Plant biotechnology is an essential component of agricultural engineering, small molecule synthesis, and bioenergy efforts. Maximizing the throughput of producing and testing genetically engineered plants is important for both academic research and the agro-industry, and requires a toolset that is (i) plant species-independent, and (ii) capable of high performance despite the physical barriers presented in intact plant tissues, such as the plant cell wall. Currently used plant biotic delivery tools limit the range of plant species that can be transformed, and in the case of biolistic delivery, exhibit low transformation efficiencies and tissue damage due to the use of high force. Furthermore, both methods yield uncontrolled and random transgene integration into the plant nuclear genome, which then elicits strict genetically modified organism (GMO) regulatory purview and public concern for consumption. To-date, there has yet to be a plant transformation method that enables high-efficiency gene delivery, without transgene integration, in a plant species-independent manner.
I have recently shown it is possible to introduce DNA and RNA into intact plant cells without external force with engineered nanomaterials that are below the plant cell wall size-exclusion limit of ~20 nm. Among these nanomaterials, carbon nanotubes (CNTs) possess several optimal criteria for gene delivery into intact plants: high aspect ratio, exceptional tensile strength, biocompatibility, and biomolecular cargo protection from cellular degradation. In this dissertation, I describe a CNT-based gene delivery platform which can efficiently deliver plasmid or linear DNA into both model and agriculturally-relevant crop plants, without mechanical aid, in a non-toxic and non-integrating manner. Notably, this combination of features is not attainable with existing plant transformation approaches. CNT gene delivery enables strong transient expression of reporter and functional proteins without DNA integration in dicot species Nicotiana benthamiana (model), Eruca sativa (arugula, non-model), Gossypium hirsutum (cotton, non-model, hard to transform), and in monocot species Triticum aestivum (wheat, non-model). This technology can be used to deliver CRISPR/Cas9 gene editing plasmids as a method to achieve stable genome editing in plants while circumventing GMO labeling, through the transient expression of a nuclease protein and guide RNA in model and crop plants.
Moreover, CNTs with different surface chemistries are developed and used to deliver other important biomolecules, such as small interfering RNAs, for efficient DNA-free gene knock-down applications in intact plants. In a separate study, I systematically investigated the effect of certain nanomaterial parameters (shape, size, aspect ratio, stiffness, and cargo attachment loci) on plant cell internalization, and gene silencing pathways and efficiencies using easily programmable DNA nanostructures as nanomaterial scaffolds. Additionally, in this dissertation, I demonstrate how these nanomaterials not only facilitate biomolecule transport into plant cells but also protect polynucleotides from nuclease degradation inside the cells, which increase their efficiencies and permit the usage of a lower cargo dose.

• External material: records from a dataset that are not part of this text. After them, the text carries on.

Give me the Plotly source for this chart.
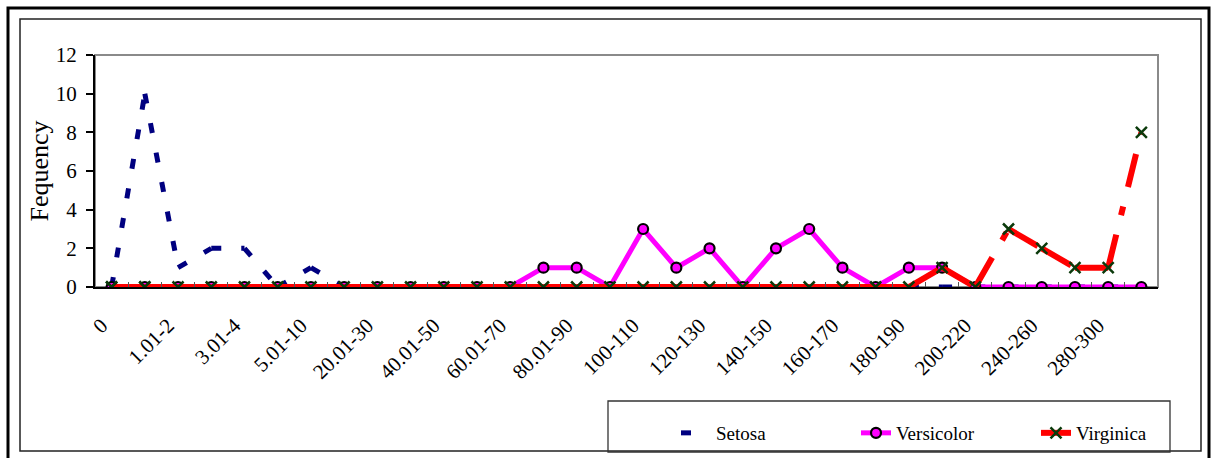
import plotly.graph_objects as go

# Size classes along the x axis
categories = [
    "0", "0.01-1", "1.01-2", "2.01-3", "3.01-4", "4.01-5", "5.01-10", "10.01-20",
    "20.01-30", "30.01-40", "40.01-50", "50.01-60", "60.01-70", "70.01-80",
    "80.01-90", "90.01-100", "100-110", "110-120", "120-130", "130-140",
    "140-150", "150-160", "160-170", "170-180", "180-190", "190-200",
    "200-220", "220-240", "240-260", "260-280", "280-300", ">300",
]

# Frequency per class for each species
setosa = [0, 10, 1, 2, 2, 0, 1, 0, 0, 0, 0, 0, 0, 0, 0, 0,
          0, 0, 0, 0, 0, 0, 0, 0, 0, 0, 0, 0, 0, 0, 0, 0]
versicolor = [0, 0, 0, 0, 0, 0, 0, 0, 0, 0, 0, 0, 0, 1, 1, 0,
              3, 1, 2, 0, 2, 3, 1, 0, 1, 1, 0, 0, 0, 0, 0, 0]
virginica = [0, 0, 0, 0, 0, 0, 0, 0, 0, 0, 0, 0, 0, 0, 0, 0,
             0, 0, 0, 0, 0, 0, 0, 0, 0, 1, 0, 3, 2, 1, 1, 8]

FONT = "Liberation Serif, Times New Roman, serif"
NAVY = "#000080"
MAGENTA = "#FF00FF"
RED = "#FF0000"
XGREEN = "#0B3A0B"

W, H = 1216, 458
L, R, T, B = 95, 1158, 55, 287  # plot area in pixels


def px_x(px):
    return (px - L) / (R - L)


def px_y(py):
    return (B - py) / (B - T)


xs = list(range(len(categories)))
fig = go.Figure()

# Dashed series are drawn segment by segment so the dash pattern
# restarts at every data point.
def add_segments(values, name, line, legend_mode="lines", marker=None):
    for i in range(len(values) - 1):
        first = i == 0
        fig.add_trace(go.Scatter(
            x=[xs[i], xs[i + 1]], y=[values[i], values[i + 1]],
            mode=legend_mode if first else "lines",
            line=line, marker=marker, name=name,
            legendgroup=name, showlegend=first, hoverinfo="skip",
        ))


add_segments(setosa, "Setosa", dict(color=NAVY, width=5, dash="10px,20px"))

fig.add_trace(go.Scatter(
    x=xs, y=versicolor, mode="lines+markers", name="Versicolor",
    line=dict(color=MAGENTA, width=5),
    marker=dict(symbol="circle", size=10, color=MAGENTA,
                line=dict(color="black", width=2.2)),
))

x_marker = dict(symbol="x-thin", size=11, color=XGREEN,
                line=dict(color=XGREEN, width=2.5))
add_segments(virginica, "Virginica",
             dict(color=RED, width=6, dash="34px,20px,9px,20px"),
             legend_mode="lines+markers", marker=x_marker)
fig.add_trace(go.Scatter(
    x=xs, y=virginica, mode="markers", marker=x_marker,
    showlegend=False, legendgroup="Virginica", hoverinfo="skip",
))

shapes = [
    # outer and inner chart frames
    dict(type="rect", xref="paper", yref="paper",
         x0=px_x(8), x1=px_x(1209), y0=px_y(470), y1=px_y(8),
         line=dict(color="black", width=3), layer="below"),
    dict(type="rect", xref="paper", yref="paper",
         x0=px_x(20), x1=px_x(1201), y0=px_y(451), y1=px_y(19),
         line=dict(color="#222222", width=1.5), layer="below"),
    # plot-area border
    dict(type="rect", xref="x domain", yref="y domain", x0=0, x1=1, y0=0, y1=1,
         line=dict(color="#8a8a8a", width=2), layer="below"),
    # legend box
    dict(type="rect", xref="paper", yref="paper",
         x0=px_x(608), x1=px_x(1170), y0=px_y(452), y1=px_y(401),
         line=dict(color="#333333", width=1.3), layer="below"),
]

fig.update_layout(
    width=W, height=H,
    margin=dict(l=L, r=W - R, t=T, b=H - B, autoexpand=False),
    paper_bgcolor="white", plot_bgcolor="white",
    font=dict(family=FONT, color="black"),
    shapes=shapes,
    showlegend=True,
    legend=dict(
        orientation="h", x=px_x(676), y=px_y(414), xanchor="left", yanchor="top",
        font=dict(family=FONT, size=19, color="black"),
        bgcolor="rgba(0,0,0,0)", borderwidth=0,
        entrywidth=135, traceorder="normal",
    ),
    xaxis=dict(
        range=[-0.5, len(categories) - 0.5],
        tickmode="array", tickvals=xs[::2], ticktext=categories[::2],
        tickangle=-45, ticks="", showgrid=False, zeroline=False,
        showline=True, linecolor="black", linewidth=2,
        tickfont=dict(family=FONT, size=21, color="black"),
        ticklabelstandoff=16, ticklabelshift=-10,
        minor=dict(tickmode="array", tickvals=[i + 0.5 for i in xs[:-1]],
                   ticks="inside", ticklen=5, tickcolor="#555555", tickwidth=1,
                   showgrid=False),
    ),
    yaxis=dict(
        range=[0, 12], tickmode="linear", tick0=0, dtick=2,
        ticks="outside", ticklen=7, tickcolor="black", tickwidth=1.5,
        showgrid=False, zeroline=False,
        showline=True, linecolor="black", linewidth=2,
        tickfont=dict(family=FONT, size=21, color="black"),
        ticklabelstandoff=5,
        title=dict(text="Fequency", font=dict(family=FONT, size=26, color="black"),
                   standoff=0),
    ),
)

fig.write_html("out.html")
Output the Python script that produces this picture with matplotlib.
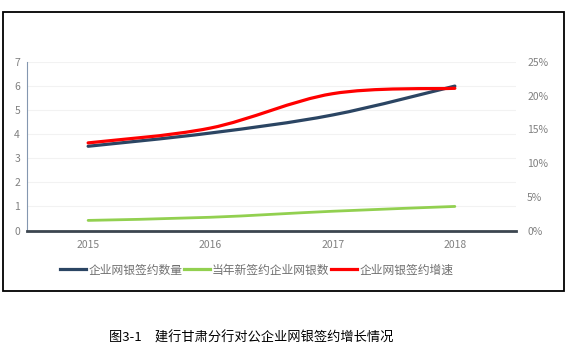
import matplotlib.pyplot as plt
from matplotlib.path import Path
from matplotlib.patches import PathPatch, Rectangle
from matplotlib.lines import Line2D

plt.rcParams['font.family'] = ['Noto Sans CJK SC', 'DejaVu Sans']

years = ['2015', '2016', '2017', '2018']
signed_total = [3.5, 4.05, 4.8, 6.0]       # 企业网银签约数量
signed_new = [0.42, 0.55, 0.8, 1.0]        # 当年新签约企业网银数
growth_pct = [13.0, 15.2, 20.3, 21.1]      # 企业网银签约增速 (%)

labels = ['企业网银签约数量', '当年新签约企业网银数', '企业网银签约增速']
colors = ['#2b4563', '#92d050', '#ff0000']
caption = '图3-1　建行甘肃分行对公企业网银签约增长情况'


def smooth_path(ys):
    # Excel-style smoothed line: cubic Bezier through the points
    xs = list(range(len(ys)))
    pts = list(zip(xs, ys))
    verts = [pts[0]]
    codes = [Path.MOVETO]
    for i in range(len(pts) - 1):
        p0 = pts[max(i - 1, 0)]
        p1 = pts[i]
        p2 = pts[i + 1]
        p3 = pts[min(i + 2, len(pts) - 1)]
        c1 = (p1[0] + (p2[0] - p0[0]) / 6, p1[1] + (p2[1] - p0[1]) / 6)
        c2 = (p2[0] - (p3[0] - p1[0]) / 6, p2[1] - (p3[1] - p1[1]) / 6)
        verts += [c1, c2, p2]
        codes += [Path.CURVE4] * 3
    return Path(verts, codes)


fig = plt.figure(figsize=(5.73, 3.56), dpi=100)
ax = fig.add_axes([0.0471, 0.3525, 0.8534, 0.4733])
ax2 = ax.twinx()

ax.set_xlim(-0.5, 3.5)
ax.set_ylim(0, 7)
ax2.set_ylim(0, 25)

for a in (ax, ax2):
    for s in a.spines.values():
        s.set_visible(False)

ax.set_yticks(range(0, 8))
ax.grid(axis='y', color='#f2f2f2', lw=0.8)
ax.set_axisbelow(True)
ax.spines['left'].set_visible(True)
ax.spines['left'].set_color('#8497b0')
ax.spines['left'].set_linewidth(0.8)
ax.spines['bottom'].set_visible(True)
ax.spines['bottom'].set_color('#3c4650')
ax.spines['bottom'].set_linewidth(2)

ax.set_xticks(range(len(years)))
ax.set_xticklabels(years)
ax.tick_params(axis='both', length=0, labelsize=7.5, labelcolor='#808080')
ax.tick_params(axis='x', pad=7)
ax.tick_params(axis='y', pad=5)

ax2.set_yticks(range(0, 30, 5))
ax2.set_yticklabels([f'{v}%' for v in range(0, 30, 5)])
ax2.tick_params(axis='y', length=0, labelsize=7.5, labelcolor='#808080', pad=8)

ax.add_patch(PathPatch(smooth_path(signed_total), fill=False, ec=colors[0], lw=2.3,
                       capstyle='round', zorder=3))
ax.add_patch(PathPatch(smooth_path(signed_new), fill=False, ec=colors[1], lw=2.0,
                       capstyle='round', zorder=3))
ax2.add_patch(PathPatch(smooth_path(growth_pct), fill=False, ec=colors[2], lw=2.3,
                        capstyle='round', zorder=3))

handles = [Line2D([], [], color=c, lw=2.3) for c in colors]
leg = fig.legend(handles, labels, loc='center', bbox_to_anchor=(0.448, 0.2416),
                 ncol=3, frameon=False, fontsize=8.5, handlelength=2.2,
                 handletextpad=0.2, columnspacing=0.1)
for t in leg.get_texts():
    t.set_color('#707070')

# chart frame
fig.patches.append(Rectangle((3 / 573, 1 - 291 / 356), 561 / 573, 279 / 356,
                             transform=fig.transFigure, fill=False,
                             ec='black', lw=1.3))

fig.text(0.438, 1 - 338 / 356, caption, ha='center', va='center',
         fontsize=9.5, color='black')

fig.savefig('out.png', dpi=100)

CNT-based plant transformation is a breakthrough for biotechnology applications where transient protein expression without gene integration is desired, such as the delivery of CRISPR/Cas9 cargoes to achieve permanent genome editing. Furthermore, CNT-based gene delivery is rapid, cost-effective, amenable to multiplexing and can aid high-throughput screening in mature plants. This enables (i) rapid identification of genotypes that result in desired phenotypes, (ii) mapping and optimization of plant biosynthetic pathways, and (iii) maximization of plant-mediated therapeutics synthesis. Therefore, nanomaterials promise to overcome the long-standing plant genome engineering limitations in a species-independent and non-integrating manner and can newly enable variety of different life sciences applications.